Und heute, am Fronleichnamsfest, tun die Katholiken so etwas Ähnliches wie der Melchisedek damals: Wir gehen auch hinaus, gehen Menschen entgegen, die von unserem Glauben wenig oder noch gar nichts wissen, halten Brot und Wein als Inbild der Gegenwart Jesu empor und sagen dazu: Gott selber gibt uns, was wir am nötigsten brauchen, um zu bestehen, und etwas zum Freuen dazu. Seine Gabe heißt „Jesus“. Lasst euch Jesus, den Segen Gottes in Menschengestalt, schenken, schließt euch ihm an und haltet dann Gemeinschaft mit uns beim Brotbrechen, damit ihr auch den Segen empfangt, den Gott für uns alle übrig hat.

VI.
Fronleichnam heißt darum auch: Christen wollen, was Gott uns schenkt, nicht für sich allein behalten.

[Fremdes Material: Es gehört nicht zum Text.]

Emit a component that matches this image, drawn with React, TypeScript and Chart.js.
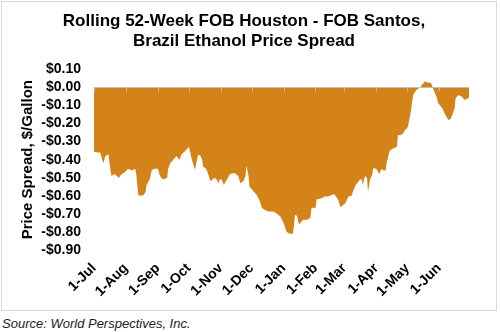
import React, { useEffect, useRef } from 'react';
import { Chart, registerables } from 'chart.js';

Chart.register(...registerables);

// Day offsets from 1-Jul and the spread ($/gallon) on that day
const days = [
  0, 3, 6, 7, 9, 11, 14, 16, 17, 20, 24, 27, 30, 33, 37, 40, 41, 43, 45, 48,
  50, 51, 54, 56, 58, 62, 64, 67, 71, 72, 74, 77, 80, 83, 85, 88, 92, 93, 95, 98,
  100, 101, 103, 105, 106, 108, 110, 113, 115, 117, 119, 121, 122, 124, 126, 129, 132, 135, 137, 140,
  142, 145, 147, 148, 150, 151, 155, 158, 161, 163, 166, 169, 174, 177, 181, 184, 187, 190, 193, 194,
  195, 197, 199, 201, 203, 207, 210, 211, 213, 215, 216, 218, 221, 224, 227, 231, 233, 235, 237, 239,
  240, 244, 247, 250, 252, 254, 257, 258, 260, 261, 263, 265, 266, 268, 270, 271, 274, 276, 277, 279,
  281, 283, 284, 286, 287, 291, 294, 295, 297, 299, 300, 302, 304, 305, 307, 308, 309, 310, 312, 313,
  315, 317, 318, 320, 321, 323, 325, 326, 328, 329, 331, 333, 334, 338, 341, 344, 346, 348, 350, 351,
  353, 355, 357, 359, 360, 363, 364,
];
const spread = [
  -0.355, -0.36, -0.36, -0.38, -0.42, -0.38, -0.37, -0.46, -0.49, -0.48, -0.50, -0.48, -0.47, -0.45, -0.46, -0.45, -0.48, -0.595, -0.60, -0.595,
  -0.58, -0.54, -0.51, -0.46, -0.45, -0.45, -0.49, -0.51, -0.50, -0.45, -0.42, -0.40, -0.38, -0.40, -0.37, -0.355, -0.33, -0.35, -0.40, -0.456,
  -0.40, -0.373, -0.375, -0.40, -0.44, -0.445, -0.466, -0.52, -0.51, -0.50, -0.51, -0.53, -0.51, -0.51, -0.54, -0.51, -0.48, -0.475, -0.475, -0.49,
  -0.53, -0.52, -0.49, -0.434, -0.49, -0.55, -0.576, -0.595, -0.63, -0.668, -0.678, -0.687, -0.687, -0.696, -0.715, -0.75, -0.80, -0.81, -0.81, -0.77,
  -0.705, -0.71, -0.76, -0.745, -0.733, -0.733, -0.72, -0.67, -0.665, -0.67, -0.62, -0.618, -0.613, -0.604, -0.604, -0.595, -0.59, -0.605, -0.62, -0.66,
  -0.66, -0.64, -0.604, -0.60, -0.567, -0.54, -0.52, -0.51, -0.51, -0.54, -0.49, -0.50, -0.576, -0.51, -0.484, -0.447, -0.45, -0.47, -0.48, -0.45,
  -0.46, -0.46, -0.42, -0.373, -0.35, -0.336, -0.33, -0.263, -0.265, -0.26, -0.255, -0.235, -0.226, -0.21, -0.152, -0.115, -0.07, -0.04, -0.023, -0.014,
  -0.005, 0, 0.014, 0.023, 0.032, 0.03, 0.023, 0.03, 0.014, -0.005, -0.032, -0.06, -0.087, -0.115, -0.152, -0.18, -0.175, -0.15, -0.115, -0.06,
  -0.045, -0.045, -0.05, -0.065, -0.07, -0.06, -0.055,
];

const monthDays = [0, 31, 62, 92, 123, 153, 184, 215, 243, 274, 304, 335];
const monthLabels = ['1-Jul', '1-Aug', '1-Sep', '1-Oct', '1-Nov', '1-Dec', '1-Jan', '1-Feb', '1-Mar', '1-Apr', '1-May', '1-Jun'];
const lastDay = 364;

const yMin = -0.9;
const yMax = 0.1;
const yStep = 0.1;

const titleLines = ['Rolling 52-Week FOB Houston - FOB Santos,', 'Brazil Ethanol Price Spread'];
const yTitle = 'Price Spread, $/Gallon';
const sourceText = 'Source: World Perspectives, Inc.';

const FILL = 'rgb(211,131,24)';
const FONT = '"Liberation Sans", Arial, Helvetica, sans-serif';

const fmtMoney = (v: number) => {
  if (Math.abs(v) < 1e-9) return '$0.00';
  return (v < 0 ? '-' : '') + '$' + Math.abs(v).toFixed(2);
};

const zeroAxis = {
  id: 'zeroAxis',
  afterDatasetsDraw(chart: any) {
    const { ctx, chartArea, scales } = chart;
    const x = scales.x;
    const y = scales.y;
    const y0 = Math.round(y.getPixelForValue(0)) + 0.5;
    ctx.save();
    ctx.strokeStyle = '#bfbfbf';
    ctx.lineWidth = 1;
    ctx.beginPath();
    ctx.moveTo(chartArea.left, y0);
    ctx.lineTo(chartArea.right, y0);
    monthDays.forEach((d) => {
      const px = Math.round(x.getPixelForValue(d)) + 0.5;
      ctx.moveTo(px, y0);
      ctx.lineTo(px, y0 + 4);
    });
    ctx.stroke();
    ctx.restore();
  },
};

export default function App() {
  const ref = useRef<HTMLCanvasElement>(null);

  useEffect(() => {
    const chart = new Chart(ref.current as HTMLCanvasElement, {
      type: 'line',
      data: {
        datasets: [
          {
            data: days.map((d, i) => ({ x: d, y: spread[i] })),
            fill: 'origin',
            backgroundColor: FILL,
            borderColor: FILL,
            borderWidth: 0,
            pointRadius: 0,
            tension: 0,
          },
        ],
      },
      options: {
        animation: false,
        responsive: false,
        maintainAspectRatio: false,
        layout: { padding: { left: 17, right: 27, top: 0, bottom: 0 } },
        plugins: {
          legend: { display: false },
          tooltip: { enabled: false },
          title: {
            display: true,
            text: titleLines,
            color: '#000',
            font: { family: FONT, size: 17, weight: 'bold', lineHeight: 1.18 },
            padding: { top: 9.5, bottom: 17.7 },
          },
        },
        scales: {
          x: {
            type: 'linear',
            min: 0,
            max: lastDay,
            grid: { display: false, drawTicks: false },
            border: { display: false },
            afterBuildTicks: (s: any) => {
              s.ticks = monthDays.map((v) => ({ value: v }));
            },
            afterFit: (s: any) => {
              s.height = 60;
            },
            ticks: {
              autoSkip: false,
              maxRotation: 45,
              minRotation: 45,
              padding: 10,
              color: '#000',
              font: { family: FONT, size: 14, weight: 'bold' },
              callback: (_v: any, i: number) => monthLabels[i] ?? '',
            },
          },
          y: {
            min: yMin,
            max: yMax,
            grid: { display: false, drawTicks: false },
            border: { display: false },
            afterFit: (s: any) => {
              s.width = 75;
            },
            ticks: {
              autoSkip: false,
              stepSize: yStep,
              padding: 13,
              color: '#000',
              font: { family: FONT, size: 14, weight: 'bold' },
              callback: (v: any) => fmtMoney(Number(v)),
            },
            title: {
              display: true,
              text: yTitle,
              color: '#000',
              font: { family: FONT, size: 15, weight: 'bold' },
              padding: { top: 0, bottom: 0 },
            },
          },
        },
      } as any,
      plugins: [zeroAxis],
    });
    return () => chart.destroy();
  }, []);

  return (
    <div style={{ position: 'fixed', left: 0, top: 0, width: 500, height: 332, background: '#fff' }}>
      <div
        style={{
          position: 'absolute',
          left: 1,
          top: 1,
          width: 494,
          height: 308,
          border: '1px solid #d9d9d9',
        }}
      >
        <canvas ref={ref} width={494} height={308} style={{ display: 'block' }} />
      </div>
      <div
        style={{
          position: 'absolute',
          left: 2,
          top: 316,
          fontFamily: FONT,
          fontStyle: 'italic',
          fontSize: 13,
          lineHeight: '15px',
          color: '#222',
          whiteSpace: 'nowrap',
        }}
      >
        {sourceText}
      </div>
    </div>
  );
}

Wir schenken den Segen weiter, mit dem er uns gesegnet hat. Mancher mag den Kopf schütteln und sich abwenden, mancher den Segen dankbar annehmen, obwohl er noch gar nicht versteht, was er im Tiefsten bedeutet. Aber entscheidend ist: Der Segen ist gegeben, und wir, die Christen, tragen ihn weiter – wie Melchisedek. An Fronleichnam machen wir das besonders sichtbar. So gesehen ist eigentlich bei uns hier in der Dominikanerkirche fast jeden Sonntag ein wenig Fronleichnam: Gar nicht selten, das weiß ich, ist jemand da, der noch nicht oder vielleicht nicht mehr Christ ist. Für sie alle ist das, was wir als Glaubende tun, Einladung, am Segen teilzuhaben und sich erstmals oder wieder Christus anzuvertrauen. Darum ist es wichtig, dass Beten und Feiern derer von uns, die schon Christen sind, von Herzen kommt.